There's a front-pager in the NYT about a subject near and dear to my heart: castration of sex offenders. (Apparently, there is great debate raging over the Czech Republic's use of the technique.) Yeah. Yeah. I know the idea gives everyone the...wait for it...willies, but I have never been particularly moved by the most common objections.

Science and the criminal justice system suggest that there are some sexual predators--too often of the pedophiliac variety--who simply cannot be "cured" of their horrific impulses. In these cases, I don't see where allowing some of these sickos to choose between life in prison and castration, whether chemical or surgical, constitutes cruel and unusual punishment. If a convicted child rapist is seriously attached to his functioning testicles, no problem: He stays locked up. But if certain offenders think it preferable to try life on the outside without being at the mercy of all that testosterone, they can go with Option B.

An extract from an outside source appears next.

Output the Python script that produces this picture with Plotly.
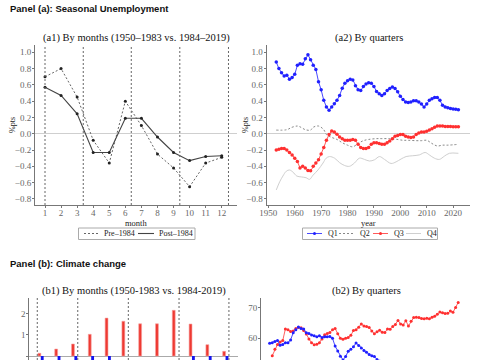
import plotly.graph_objects as go

# ---------------- data ----------------
months = list(range(1, 13))
pre_1984 = [0.70, 0.80, 0.45, -0.08, -0.36, 0.40, 0.10, -0.25, -0.42, -0.65, -0.36, -0.29]
post_1984 = [0.57, 0.47, 0.245, -0.23, -0.23, 0.19, 0.19, -0.04, -0.23, -0.33, -0.28, -0.27]
a1_quarter_lines = [1.0, 3.38, 6.37, 9.39, 12.42]

q_years = list(range(1953, 2023))
q1 = [0.88, 0.80, 0.75, 0.71, 0.72, 0.67, 0.69, 0.73, 0.84, 0.86,
      0.855, 0.92, 0.97, 0.91, 0.84, 0.79, 0.64, 0.54, 0.41, 0.33,
      0.29, 0.33, 0.37, 0.41, 0.47, 0.56, 0.62, 0.65, 0.67, 0.66,
      0.59, 0.54, 0.53, 0.58, 0.61, 0.625, 0.62, 0.58, 0.52, 0.49,
      0.47, 0.49, 0.53, 0.555, 0.575, 0.555, 0.515, 0.46, 0.42, 0.39,
      0.385, 0.39, 0.405, 0.405, 0.39, 0.365, 0.33, 0.365, 0.41, 0.43,
      0.445, 0.445, 0.41, 0.35, 0.33, 0.32, 0.31, 0.305, 0.30, 0.295]
q3 = [-0.20, -0.19, -0.18, -0.18, -0.20, -0.23, -0.26, -0.30, -0.34, -0.42,
      -0.40, -0.42, -0.45, -0.455, -0.40, -0.36, -0.32, -0.25, -0.17, -0.08,
      -0.01, 0.035, 0.02, -0.005, -0.04, -0.06, -0.08, -0.08, -0.08, -0.07,
      -0.08, -0.13, -0.17, -0.18, -0.18, -0.17, -0.13, -0.11, -0.11, -0.12,
      -0.13, -0.13, -0.11, -0.09, -0.06, -0.03, -0.02, -0.01, -0.01, -0.03,
      -0.04, -0.045, -0.04, -0.01, 0.01, 0.02, 0.02, 0.03, 0.045, 0.06,
      0.08, 0.095, 0.095, 0.095, 0.09, 0.09, 0.09, 0.085, 0.085, 0.085]
q2_years = [1953, 1957, 1959, 1961, 1962, 1964, 1966, 1967, 1969, 1971,
            1972, 1974, 1976, 1978, 1980, 1982, 1984, 1986, 1988, 1991,
            1993, 1996, 1998, 2001, 2003, 2006, 2008, 2010, 2012, 2014,
            2016, 2018, 2022]
q2 = [0.045, 0.05, 0.08, 0.095, 0.085, 0.05, 0.045, 0.08, 0.095, 0.05,
      -0.01, -0.045, -0.07, -0.11, -0.14, -0.16, -0.12, -0.085, -0.07, -0.06,
      -0.06, -0.06, -0.065, -0.08, -0.08, -0.085, -0.085, -0.08, -0.12, -0.15,
      -0.14, -0.14, -0.13]
q4_years = [1953, 1954.3, 1955.5, 1956.8, 1958, 1959.3, 1960.8, 1962.5, 1964.3, 1965.6,
            1966.9, 1968.8, 1970.7, 1971.9, 1973.2, 1975.1, 1977, 1978.9, 1980.7, 1982.6,
            1984.5, 1986.4, 1988.3, 1990.2, 1992.1, 1994, 1996.5, 1998.4, 2000.3, 2002.2,
            2004.7, 2007.2, 2009.4, 2011, 2012.9, 2014.8, 2016.7, 2018.6, 2022]
q4 = [-0.69, -0.59, -0.52, -0.46, -0.445, -0.47, -0.52, -0.53, -0.54, -0.56,
      -0.51, -0.445, -0.36, -0.30, -0.28, -0.30, -0.355, -0.39, -0.40, -0.36,
      -0.30, -0.315, -0.335, -0.32, -0.28, -0.315, -0.365, -0.345, -0.31, -0.28,
      -0.27, -0.26, -0.23, -0.26, -0.30, -0.315, -0.275, -0.24, -0.24]

b1_early = [0.13, 0.33, 0.57, 1.03, 1.80, 1.65, 1.53, 1.53, 2.17, 1.52, 0.54, 0.22]
b1_late = [-0.5, -0.6, -0.7, -0.8, -0.6, 0, 0, 0, 0, -0.5, -0.6, -0.4]
b1_quarter_lines = [0.79, 3.20, 6.21, 9.23, 12.2]

b2_years = list(range(1951, 2023))
b2_red = [54.4, 56.5, 58.0, 58.8, 59.3, 63.0, 62.8, 62.2, 62.4, 63.2,
          63.5, 63.4, 62.5, 61.4, 59.8, 58.6, 57.9, 58.1, 58.6, 59.8,
          61.2, 61.6, 61.9, 62.8, 63.2, 61.5, 60.0, 59.7, 60.0, 60.3,
          61.0, 62.5, 62.8, 63.6, 64.6, 64.0, 63.8, 63.5, 62.4, 61.5,
          62.1, 62.6, 62.0, 61.9, 63.0, 62.9, 63.8, 64.5, 65.8, 64.6,
          64.3, 65.7, 64.0, 65.5, 66.7, 66.8, 66.7, 66.4, 66.3, 66.5,
          66.3, 66.8, 67.1, 67.8, 68.5, 68.3, 68.0, 68.1, 68.8, 68.4,
          70.0, 71.6]
b2_blue_years = list(range(1950, 2023))
b2_blue = [58.4, 58.6, 59.0, 59.3, 57.8, 58.0, 58.6, 58.6, 59.5, 61.8,
           62.8, 63.7, 63.2, 63.0, 61.8, 61.6, 61.1, 60.8, 60.5, 60.8,
           60.3, 60.5, 60.5, 60.6, 60.0, 57.5, 55.9, 54.2, 53.0, 54.1,
           55.8, 56.5, 57.3, 58.5, 57.7, 56.9, 56.1, 55.5, 54.8, 54.4,
           54.1, 53.2, 52.6, 52.0, 51.8, 51.5, 51.0, 50.8, 50.5, 50.2,
           50.0, 49.6, 49.4, 49.0, 48.8, 48.5, 48.3, 48.0, 47.8, 47.5,
           47.3, 47.0, 46.8, 46.6, 46.3, 46.0, 45.8, 45.6, 45.3, 45.0,
           44.8, 44.6, 44.3]

a1_legend_labels = ["Pre–1984", "Post–1984"]
a2_legend_labels = ["Q1", "Q2", "Q3", "Q4"]

# ---------------- figure ----------------
W, H = 485, 360
def px(xp):
    return xp / W
def py(yp):
    return 1 - yp / H

SERIF = "Liberation Serif"
fig = go.Figure()

style_pre = dict(line=dict(color="#666", width=1, dash="2px,2px"), marker=dict(size=3, color="#222"))
style_post = dict(line=dict(color="#444", width=1.1), marker=dict(size=3, color="#222"))
style_q1 = dict(line=dict(color="#4848ff", width=1), marker=dict(size=3.5, color="#2020ff"))
style_q2 = dict(line=dict(color="#888", width=1, dash="2px,2px"))
style_q3 = dict(line=dict(color="#ff5a5a", width=1), marker=dict(size=3.5, color="#ff3030"))
style_q4 = dict(line=dict(color="#cfcfcf", width=1))

fig.add_trace(go.Scatter(x=months, y=pre_1984, name=a1_legend_labels[0], mode="lines+markers",
                         xaxis="x", yaxis="y", **style_pre))
fig.add_trace(go.Scatter(x=months, y=post_1984, name=a1_legend_labels[1], mode="lines+markers",
                         xaxis="x", yaxis="y", **style_post))

fig.add_trace(go.Scatter(x=q2_years, y=q2, name="Q2", mode="lines", line_shape="spline",
                         xaxis="x2", yaxis="y2", **style_q2))
fig.add_trace(go.Scatter(x=q4_years, y=q4, name="Q4", mode="lines", line_shape="spline",
                         xaxis="x2", yaxis="y2", **style_q4))
fig.add_trace(go.Scatter(x=q_years, y=q1, name="Q1", mode="lines+markers",
                         xaxis="x2", yaxis="y2", **style_q1))
fig.add_trace(go.Scatter(x=q_years, y=q3, name="Q3", mode="lines+markers",
                         xaxis="x2", yaxis="y2", **style_q3))

fig.add_trace(go.Bar(x=months, y=b1_early, width=0.17, offset=-0.17,
                     marker=dict(color="#ee3a32", line=dict(color="#f7a0a0", width=0.6)),
                     xaxis="x3", yaxis="y3"))
fig.add_trace(go.Bar(x=months, y=b1_late, width=0.17, offset=0.0,
                     marker=dict(color="#1414ee", line=dict(width=0)),
                     xaxis="x3", yaxis="y3"))

fig.add_trace(go.Scatter(x=b2_years, y=b2_red, mode="lines+markers",
                         line=dict(color="#ff6060", width=1), marker=dict(size=3, color="#ff3030"),
                         xaxis="x4", yaxis="y4"))
fig.add_trace(go.Scatter(x=b2_blue_years, y=b2_blue, mode="lines+markers",
                         line=dict(color="#4848ff", width=1), marker=dict(size=3, color="#2020ff"),
                         xaxis="x4", yaxis="y4"))

xtickfont = dict(family=SERIF, size=9, color="#666")
ytickfont = dict(family=SERIF, size=9, color="#666")
base = dict(showgrid=False, showline=True, linecolor="#777", linewidth=1, automargin=False,
            ticks="outside", tickcolor="#777")
xcommon = dict(base, ticklen=2, tickfont=xtickfont, ticklabelstandoff=-3)
ycommon = dict(base, ticklen=2, tickfont=ytickfont, ticklabelstandoff=-1)

a_ydom = [py(205), py(45)]
b_ydom = [0, py(297.5)]
a_yticks = [-0.8, -0.6, -0.4, -0.2, 0, 0.2, 0.4, 0.6, 0.8, 1.0]

fig.update_layout(
    width=W, height=H, margin=dict(l=0, r=0, t=0, b=0, autoexpand=False),
    paper_bgcolor="white", plot_bgcolor="white", showlegend=False,
    font=dict(family=SERIF, color="#333"),
    barmode="overlay",
    xaxis=dict(domain=[px(35), px(237)], range=[0.377, 12.95], tickvals=months,
               anchor="y", zeroline=False, **xcommon),
    yaxis=dict(domain=a_ydom, range=[-0.875, 1.09], tickvals=a_yticks, tickformat=".1f", anchor="x",
               zeroline=True, zerolinecolor="#cfcfcf", zerolinewidth=1, **ycommon),
    xaxis2=dict(domain=[px(266.5), px(470)], range=[1949.3, 2026.4],
                tickvals=[1950, 1960, 1970, 1980, 1990, 2000, 2010, 2020],
                anchor="y2", zeroline=False, **xcommon),
    yaxis2=dict(domain=a_ydom, range=[-0.875, 1.09], tickvals=a_yticks, tickformat=".1f", anchor="x2",
                zeroline=True, zerolinecolor="#cfcfcf", zerolinewidth=1, **ycommon),
    xaxis3=dict(domain=[px(29.3), px(238)], range=[0.315, 12.74], anchor="y3", automargin=False,
                showgrid=False, showline=False, showticklabels=False, zeroline=False),
    yaxis3=dict(domain=b_ydom, range=[-0.19, 2.78], tickvals=[0, 1, 2], anchor="x3",
                zeroline=True, zerolinecolor="#aaa", zerolinewidth=1, **ycommon),
    xaxis4=dict(domain=[px(261), px(470)], range=[1946.7, 2026.5], anchor="y4", automargin=False,
                showgrid=False, showline=False, showticklabels=False, zeroline=False),
    yaxis4=dict(domain=b_ydom, range=[53.0, 73.2], tickvals=[60, 70], anchor="x4",
                zeroline=False, **ycommon),
)

shapes = []
for xv in a1_quarter_lines:
    shapes.append(dict(type="line", xref="x", yref="y domain", x0=xv, x1=xv, y0=0, y1=1,
                       line=dict(color="#666", width=1, dash="2px,2px")))
for xv in b1_quarter_lines:
    shapes.append(dict(type="line", xref="x3", yref="y3 domain", x0=xv, x1=xv, y0=0, y1=1,
                       line=dict(color="#666", width=1, dash="2px,2px")))

title_font = dict(family=SERIF, size=10.5, color="#111")
panel_font = dict(family="Liberation Sans", size=9.5, color="#111")
axis_title_font = dict(family=SERIF, size=8.5, color="#222")
legend_font = dict(family=SERIF, size=8, color="#222")
ytitle_font = dict(family=SERIF, size=8, color="#222")
annos = [
    dict(text="<b>Panel (a): Seasonal Unemployment</b>", x=px(8), y=py(8), xanchor="left", yanchor="middle", font=panel_font),
    dict(text="<b>Panel (b): Climate change</b>", x=px(8), y=py(263), xanchor="left", yanchor="middle", font=panel_font),
    dict(text="(a1) By months (1950–1983 vs. 1984–2019)", x=px(136), y=py(38), xanchor="center", yanchor="middle", font=title_font),
    dict(text="(a2) By quarters", x=px(368.5), y=py(38), xanchor="center", yanchor="middle", font=title_font),
    dict(text="(b1) By months (1950-1983 vs. 1984-2019)", x=px(134), y=py(291), xanchor="center", yanchor="middle", font=title_font),
    dict(text="(b2) By quarters", x=px(366), y=py(291), xanchor="center", yanchor="middle", font=title_font),
    dict(text="month", x=px(136), y=py(222.5), xanchor="center", yanchor="middle", font=axis_title_font),
    dict(text="year", x=px(368.5), y=py(222.5), xanchor="center", yanchor="middle", font=axis_title_font),
    dict(text="%pts", x=px(12), y=py(125), xanchor="center", yanchor="middle", textangle=-90, font=ytitle_font),
    dict(text="%pts", x=px(245), y=py(125), xanchor="center", yanchor="middle", textangle=-90, font=ytitle_font),
]

# ---- hand-built compact legends ----
leg_y = py(233.5)
shapes.append(dict(type="rect", xref="paper", yref="paper", x0=px(78.5), x1=px(195), y0=py(239.5), y1=py(228),
                   line=dict(color="#aaa", width=1), fillcolor="white"))
shapes.append(dict(type="rect", xref="paper", yref="paper", x0=px(302.5), x1=px(437.5), y0=py(239.5), y1=py(228),
                   line=dict(color="#aaa", width=1), fillcolor="white"))

a1_leg_items = [(84, 99, style_pre, 102), (138, 154, style_post, 157)]
for (xa, xb, st, xt), lab in zip(a1_leg_items, a1_legend_labels):
    shapes.append(dict(type="line", xref="paper", yref="paper", x0=px(xa), x1=px(xb), y0=leg_y, y1=leg_y,
                       line=st["line"]))
    annos.append(dict(text=lab, x=px(xt), y=leg_y, xanchor="left", yanchor="middle", font=legend_font))

a2_leg_items = [(307, 322, style_q1, 325.5), (339, 355, style_q2, 357.5),
                (373, 388, style_q3, 391.5), (406, 421, style_q4, 424.5)]
for (xa, xb, st, xt), lab in zip(a2_leg_items, a2_legend_labels):
    shapes.append(dict(type="line", xref="paper", yref="paper", x0=px(xa), x1=px(xb), y0=leg_y, y1=leg_y,
                       line=st["line"]))
    if "marker" in st:
        cx = (xa + xb) / 2
        shapes.append(dict(type="circle", xref="paper", yref="paper", x0=px(cx - 1.5), x1=px(cx + 1.5),
                           y0=py(233.5 + 1.5), y1=py(233.5 - 1.5),
                           fillcolor=st["marker"]["color"], line=dict(width=0)))
    annos.append(dict(text=lab, x=px(xt), y=leg_y, xanchor="left", yanchor="middle", font=legend_font))

for a in annos:
    a.update(xref="paper", yref="paper", showarrow=False)
fig.update_layout(shapes=shapes, annotations=annos)

fig.write_html("out.html", config={"displayModeBar": False, "staticPlot": True},
               post_script="document.body.style.margin='0';document.body.style.overflow='hidden';")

To those folks who whine that such ugly options don't constitute a "voluntary" choice, I say: boo fricking hoo. We're talking about dangerous predators here, not garden variety losers who like to play with themselves while cruising Barely Legal-style porn sites. If you want to argue that these criminals are mentally ill and so deserve treatment rather than punishment, fine: give them the option of castration or of spending the rest of their lives locked away in an institution. Just keep them and their raging hormones off the street.

One caveat: While a fan of voluntary castration, I am troubled by the idea of forcible castration. When it comes to controlling one's own body functions, an unpleasant choice is not the same thing as no choice. As such, I would be loath to advocate mandatory castration, except perhaps in instances where the only alternative would be execution. (But in that case, why not give the guy a choice?) The Times notes that, last year, the GOP's own Gov. Bobby Jindal signed legislation ordering the chemical castration of certain repeat offenders. (Who knew Kenneth had it in him?) I'll be interested to see how that little experiment pans out. 

My old magazine, The Washington Monthly, long ago ran a pro-castration piece by a convicted child molester called "The Case for Castration." Whatever your views on this issue, it's a gripping read.